**TO BE DONE:** Take the lines from the top down to and including the one with "import * as d3 from 'd3';" and repeat them exactly. Omit images.

**DATASET CONTENT:**
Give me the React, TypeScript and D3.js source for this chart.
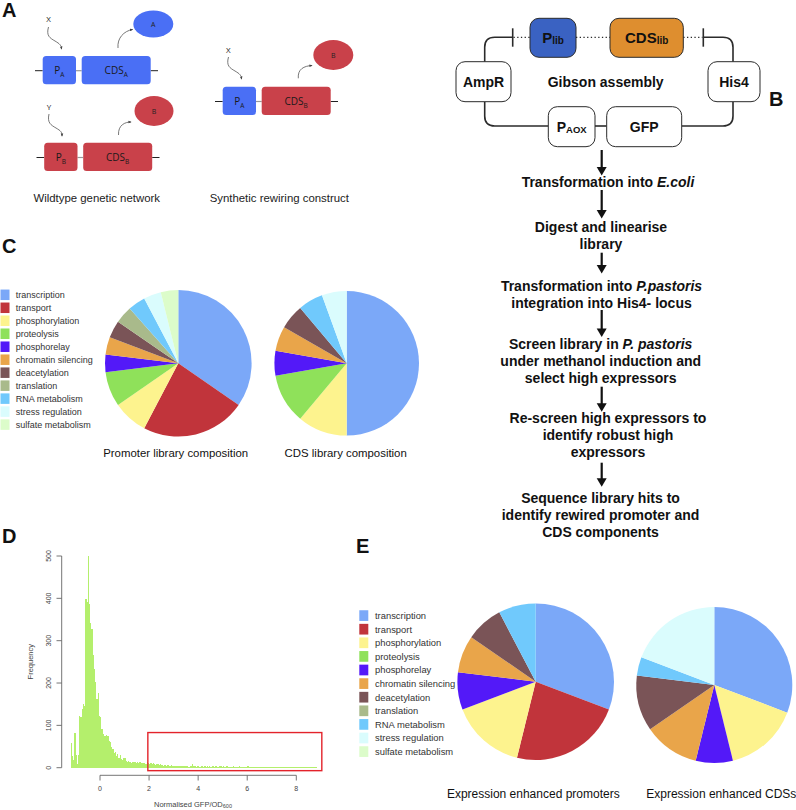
import React from 'react';
import * as d3 from 'd3';

// ---------- DATA ----------
const categories = [
  'transcription', 'transport', 'phosphorylation', 'proteolysis', 'phosphorelay',
  'chromatin silencing', 'deacetylation', 'translation', 'RNA metabolism',
  'stress regulation', 'sulfate metabolism',
];
const categoryColors = [
  '#7ba8f8', '#c1343b', '#fdf38e', '#8fe15a', '#5319f8',
  '#e9a54a', '#7a5457', '#a9ba8b', '#70c9fc', '#dafcfd', '#dcfcca',
];
const promoterLibrary = [9, 6, 2, 2, 1, 1, 1, 1, 1, 1, 1];
const cdsLibrary = [9, 0, 2, 2, 1, 1, 1, 0, 1, 1, 0];
const enhancedPromoters = [4, 3, 2, 0, 1, 1, 1, 0, 1, 0, 0];
const enhancedCDSs = [8, 0, 4, 0, 2, 3, 3, 0, 1, 5, 0];

const histStart = -1.2;
const histBinWidth = 0.05;
const histCounts = [
  59, 28, 18, 82, 30, 8, 30, 122, 120, 138, 150, 145, 398, 392, 499,
  387, 342, 328, 265, 233, 202, 162, 176, 123, 119, 91, 80, 76, 74, 77, 74, 64, 60, 50, 44,
  35, 36, 28, 32, 24, 30, 20, 19, 24, 22, 17, 14, 15, 13, 11, 14, 13, 14, 11, 14, 10, 13, 10, 12,
  11, 12, 9, 13, 10, 9, 11, 8, 10, 9, 7, 8,
  9, 6, 8, 7, 5, 7, 6, 5, 6, 4, 5, 6, 4, 5, 3, 4, 5, 3, 4, 3,
  4, 3, 5, 3, 4, 2, 3, 4, 9, 4, 3, 2, 4, 3, 2, 3, 4, 2, 3, 2,
  3, 2, 4, 2, 3, 5, 2, 3, 2, 2, 3, 4, 2, 3, 2, 2, 3, 2, 2, 1,
  2, 3, 2, 2, 1, 2, 3, 2, 1, 2, 2, 1, 2, 3, 1, 2, 1, 2, 2, 1,
  1, 2, 1, 2, 1, 1, 2, 1, 2, 1, 1, 2, 1, 1, 2, 1, 1, 1, 2, 1,
  1, 1, 2, 1, 1, 1, 1, 2, 1, 1, 1, 1, 2, 1, 1, 1, 1, 1, 1, 1,
  1, 1, 1, 1, 1, 1, 1, 1, 1, 1,
];
const histXTicks = [0, 2, 4, 6, 8];
const histYTicks = [0, 100, 200, 300, 400, 500];
const highlightX = [1.95, 9.04];
const highlightY = [-7, 83];

const flowSteps: { cx: number; lines: { t: string; i?: boolean }[][] }[] = [
  { cx: 608, lines: [[{ t: 'Transformation into ' }, { t: 'E.coli', i: true }]] },
  { cx: 601, lines: [[{ t: 'Digest and linearise' }], [{ t: 'library' }]] },
  { cx: 601.5, lines: [[{ t: 'Transformation into ' }, { t: 'P.pastoris', i: true }], [{ t: 'integration into His4- locus' }]] },
  { cx: 600.7, lines: [[{ t: 'Screen library in ' }, { t: 'P. pastoris', i: true }], [{ t: 'under methanol induction and' }], [{ t: 'select high expressors' }]] },
  { cx: 608, lines: [[{ t: 'Re-screen high expressors to' }], [{ t: 'identify robust high' }], [{ t: 'expressors' }]] },
  { cx: 600.5, lines: [[{ t: 'Sequence library hits to' }], [{ t: 'identify rewired promoter and' }], [{ t: 'CDS components' }]] },
];
const flowFirstBaselines = [186.7, 232.3, 290.7, 349.3, 423.3, 503.3];
const flowArrows = [[150, 175.5], [190, 218.5], [252.7, 273.5], [310, 337], [386.7, 411.7], [462.7, 486.7]];

// ---------- COMPONENTS ----------
const Pie = ({ cx, cy, r, values }: { cx: number; cy: number; r: number; values: number[] }) => {
  const pie = d3.pie<number>().sort(null).value((d) => d)(values);
  const arc = d3.arc<d3.PieArcDatum<number>>().innerRadius(0).outerRadius(r);
  return (
    <g transform={`translate(${cx},${cy})`}>
      {pie.map((p, i) =>
        p.value > 0 ? <path key={i} d={arc(p) || ''} fill={categoryColors[i]} /> : null
      )}
    </g>
  );
};

const Legend = ({ x, y0, step, sw, sh, tx, fs }: { x: number; y0: number; step: number; sw: number; sh: number; tx: number; fs: number }) => (
  <g>
    {categories.map((c, i) => (
      <g key={c}>
        <rect x={x} y={y0 + i * step - sh / 2} width={sw} height={sh} fill={categoryColors[i]} />
        <text x={tx} y={y0 + i * step + fs * 0.36} fontSize={fs} fill="#333" fontFamily="'Liberation Sans', Arial, sans-serif">{c}</text>
      </g>
    ))}
  </g>
);

const BLUE = '#4a6ff5';
const RED = '#c9414a';

const Construct = ({ x0, y, pColor, cdsColor, pSub, cdsSub }: { x0: number; y: number; pColor: string; cdsColor: string; pSub: string; cdsSub: string }) => {
  const px = x0 + 7.7;
  const cx = x0 + 46.7;
  return (
    <g fontFamily="'Open Sans', sans-serif">
      <line x1={x0} x2={px} y1={y} y2={y} stroke="#222" strokeWidth={1} />
      <line x1={px + 33.3} x2={cx} y1={y} y2={y} stroke="#999" strokeWidth={1.2} />
      <line x1={cx + 69} x2={cx + 76.3} y1={y} y2={y} stroke="#222" strokeWidth={1} />
      <rect x={px} y={y - 14.7} width={33.3} height={28.3} rx={3.5} fill={pColor} />
      <rect x={cx} y={y - 14.7} width={69} height={28.3} rx={3.5} fill={cdsColor} />
      <text x={px + 16.6} y={y + 3.5} textAnchor="middle" fontSize={10} fill="#1a1a1a">
        P<tspan fontSize={6.5} dy={2.5}>{pSub}</tspan>
      </text>
      <text x={cx + 34.5} y={y + 3.5} textAnchor="middle" fontSize={10} fill="#1a1a1a">
        CDS<tspan fontSize={6.5} dy={2.5}>{cdsSub}</tspan>
      </text>
    </g>
  );
};

const App = () => {
  const hx = d3.scaleLinear().domain([0, 8]).range([100, 296.3]);
  const hy = d3.scaleLinear().domain([0, 500]).range([767.7, 556]);
  const binPx = hx(histBinWidth) - hx(0);

  const dark = '#2b2b2b';
  const boxFont = "'Liberation Sans', Arial, sans-serif";

  return (
    <svg width={796} height={810} style={{ position: 'absolute', left: 0, top: 0 }} xmlns="http://www.w3.org/2000/svg">
      <defs>
        <marker id="ah" viewBox="0 0 10 10" refX={8} refY={5} markerWidth={4} markerHeight={4} orient="auto">
          <path d="M0,1 L10,5 L0,9 z" fill="#444" />
        </marker>
      </defs>
      <rect width={796} height={810} fill="#fff" />

      {/* Panel letters */}
      <g fontFamily={boxFont} fontWeight="bold" fontSize={20} fill="#111">
        <text x={2} y={17}>A</text>
        <text x={769} y={106}>B</text>
        <text x={2} y={253}>C</text>
        <text x={2} y={543}>D</text>
        <text x={356} y={553}>E</text>
      </g>

      {/* ---------- Panel A ---------- */}
      <Construct x0={35} y={70.7} pColor={BLUE} cdsColor={BLUE} pSub="A" cdsSub="A" />
      <Construct x0={36.5} y={157.5} pColor={RED} cdsColor={RED} pSub="B" cdsSub="B" />
      <Construct x0={215} y={101.5} pColor={BLUE} cdsColor={RED} pSub="A" cdsSub="B" />
      <g fontFamily="'Open Sans', sans-serif" fill="#222">
        <ellipse cx={153.3} cy={24} rx={20} ry={13.5} fill={BLUE} />
        <text x={153.3} y={26.5} textAnchor="middle" fontSize={7}>A</text>
        <ellipse cx={154} cy={111} rx={19.5} ry={15} fill={RED} />
        <text x={154} y={113.5} textAnchor="middle" fontSize={7}>B</text>
        <ellipse cx={333.3} cy={55} rx={20} ry={15} fill={RED} />
        <text x={333.3} y={57.5} textAnchor="middle" fontSize={7}>B</text>

        <text x={48.5} y={22} textAnchor="middle" fontSize={8}>X</text>
        <text x={49} y={110} textAnchor="middle" fontSize={8}>Y</text>
        <text x={228.3} y={53} textAnchor="middle" fontSize={8}>X</text>
      </g>
      <g fill="none" stroke="#555" strokeWidth={0.8}>
        <path d="M48.5,27 C46,36 50,38 55,41 C60,44 61,45 61.5,49" markerEnd="url(#ah)" />
        <path d="M49,114 C47,123 51,125 56,128 C61,131 62,132 62,136" markerEnd="url(#ah)" />
        <path d="M228.5,57 C226,66 230,68 235,71 C240,74 241,75 241.5,79" markerEnd="url(#ah)" />
        <path d="M118,48 C117,38 124,31 132.5,29.5" markerEnd="url(#ah)" />
        <path d="M118.5,135 C118,125 125,122 131,122" markerEnd="url(#ah)" />
        <path d="M298.3,78.3 C297.5,69 304,66 312,65.5" markerEnd="url(#ah)" />
      </g>
      <g fontFamily="'Liberation Sans', Arial, sans-serif" fontSize={11.4} fill="#222" textAnchor="middle">
        <text x={96.7} y={201.5}>Wildtype genetic network</text>
        <text x={279.3} y={201.5}>Synthetic rewiring construct</text>
      </g>

      {/* ---------- Panel B ---------- */}
      <g fill="none" stroke={dark} strokeWidth={1.6}>
        <path d="M512.7,37.3 H494.7 Q484.7,37.3 484.7,47.3 V61.7" />
        <path d="M484.7,101.7 V116 Q484.7,126 494.7,126 H548.3" />
        <path d="M595,126 H606.7" />
        <path d="M681.7,126 H723 Q733,126 733,116 V101.7" />
        <path d="M733,61.7 V47.3 Q733,37.3 723,37.3 H703.3" />
        <line x1={512.7} x2={512.7} y1={28.3} y2={46.7} />
        <line x1={703.3} x2={703.3} y1={28.3} y2={46.7} />
      </g>
      <g fill="none" stroke={dark} strokeWidth={1.3} strokeDasharray="1.3,2.4">
        <path d="M513.5,37.3 H530" />
        <path d="M576,37.3 H610" />
        <path d="M683.3,37.3 H702.5" />
      </g>
      <g stroke={dark} strokeWidth={1}>
        <rect x={530} y={18.3} width={46} height={39} rx={9} fill="#3a62c2" />
        <rect x={610} y={18.3} width={73.3} height={39} rx={9} fill="#de8e2f" />
        <rect x={456} y={61.7} width={55} height={40} rx={9} fill="#fff" />
        <rect x={708} y={61.7} width={52} height={40} rx={9} fill="#fff" />
        <rect x={548.3} y={106.7} width={46.7} height={40} rx={9} fill="#fff" />
        <rect x={606.7} y={106.7} width={75} height={40} rx={9} fill="#fff" />
      </g>
      <g fontFamily={boxFont} fontWeight="bold" fill="#111" textAnchor="middle">
        <text x={553} y={43.3} fontSize={15}>P<tspan fontSize={10} dy={1}>lib</tspan></text>
        <text x={646.7} y={43.3} fontSize={15}>CDS<tspan fontSize={10} dy={1}>lib</tspan></text>
        <text x={483.5} y={87.3} fontSize={14}>AmpR</text>
        <text x={734} y={87.3} fontSize={14}>His4</text>
        <text x={571.7} y={131.7} fontSize={14}>P<tspan fontSize={9.5} dy={1}>AOX</tspan></text>
        <text x={644.2} y={131.7} fontSize={14}>GFP</text>
        <text x={605.7} y={87.3} fontSize={14}>Gibson assembly</text>
      </g>
      <g>
        {flowArrows.map(([a, b], i) => (
          <g key={i}>
            <line x1={601.7} x2={601.7} y1={a} y2={b - 7} stroke="#111" strokeWidth={2.2} />
            <polygon points={`${596.7},${b - 8.5} ${606.7},${b - 8.5} ${601.7},${b}`} fill="#111" />
          </g>
        ))}
      </g>
      <g fontFamily={boxFont} fontWeight="bold" fontSize={14} fill="#111" textAnchor="middle">
        {flowSteps.map((s, i) =>
          s.lines.map((ln, j) => (
            <text key={`${i}-${j}`} x={s.cx} y={flowFirstBaselines[i] + j * 16.8}>
              {ln.map((p, k) => (
                <tspan key={k} fontStyle={p.i ? 'italic' : 'normal'}>{p.t}</tspan>
              ))}
            </text>
          ))
        )}
      </g>

      {/* ---------- Panel C ---------- */}
      <Legend x={0.5} y0={294.8} step={12.98} sw={9} sh={10.5} tx={15.7} fs={9} />
      <Pie cx={178.3} cy={363.3} r={73.3} values={promoterLibrary} />
      <Pie cx={346.7} cy={363.3} r={72.3} values={cdsLibrary} />
      <g fontFamily="'Liberation Sans', Arial, sans-serif" fontSize={11.4} fill="#111" textAnchor="middle">
        <text x={175.7} y={457}>Promoter library composition</text>
        <text x={345.7} y={457}>CDS library composition</text>
      </g>

      {/* ---------- Panel D ---------- */}
      <g shapeRendering="crispEdges">
        {histCounts.map((c, i) => {
          const x0 = hx(histStart + i * histBinWidth);
          return (
            <rect key={i} x={x0} y={hy(c)} width={binPx + 0.05} height={hy(0) - hy(c)} fill="#b4ef6c" />
          );
        })}
      </g>
      <g stroke="#666" strokeWidth={0.9} fill="none">
        <line x1={61.7} x2={61.7} y1={hy(0)} y2={hy(500)} />
        {histYTicks.map((t) => (
          <line key={t} x1={56.5} x2={61.7} y1={hy(t)} y2={hy(t)} />
        ))}
        <line x1={hx(0)} x2={hx(8)} y1={775.3} y2={775.3} />
        {histXTicks.map((t) => (
          <line key={t} x1={hx(t)} x2={hx(t)} y1={775.3} y2={780.5} />
        ))}
      </g>
      <g fontFamily="'Liberation Sans', Arial, sans-serif" fontSize={7} fill="#444">
        {histYTicks.map((t) => (
          <text key={t} transform={`translate(50.5,${hy(t)}) rotate(-90)`} textAnchor="middle">{t}</text>
        ))}
        {histXTicks.map((t) => (
          <text key={t} x={hx(t)} y={791} textAnchor="middle">{t}</text>
        ))}
        <text transform="translate(33,661.7) rotate(-90)" textAnchor="middle" fontSize={7.5}>Frequency</text>
        <text x={193} y={806.5} textAnchor="middle" fontSize={7.5}>
          Normalised GFP/OD<tspan fontSize={5.5} dy={1.5}>600</tspan>
        </text>
      </g>
      <rect x={hx(highlightX[0])} y={hy(highlightY[1])} width={hx(highlightX[1]) - hx(highlightX[0])} height={hy(highlightY[0]) - hy(highlightY[1])} fill="none" stroke="#e3232b" strokeWidth={1.4} />

      {/* ---------- Panel E ---------- */}
      <Legend x={359.3} y0={615.6} step={13.6} sw={9} sh={10.7} tx={375} fs={9.4} />
      <Pie cx={535.7} cy={681.7} r={78.3} values={enhancedPromoters} />
      <Pie cx={714.3} cy={685} r={78} values={enhancedCDSs} />
      <g fontFamily="'Liberation Sans', Arial, sans-serif" fontSize={12} fill="#111" textAnchor="middle">
        <text x={533.3} y={797.5}>Expression enhanced promoters</text>
        <text x={721.3} y={797.5}>Expression enhanced CDSs</text>
      </g>
    </svg>
  );
};

export default App;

**SOLUTION:**
Give me the React, TypeScript and D3.js source for this chart.
import React from 'react';
import * as d3 from 'd3';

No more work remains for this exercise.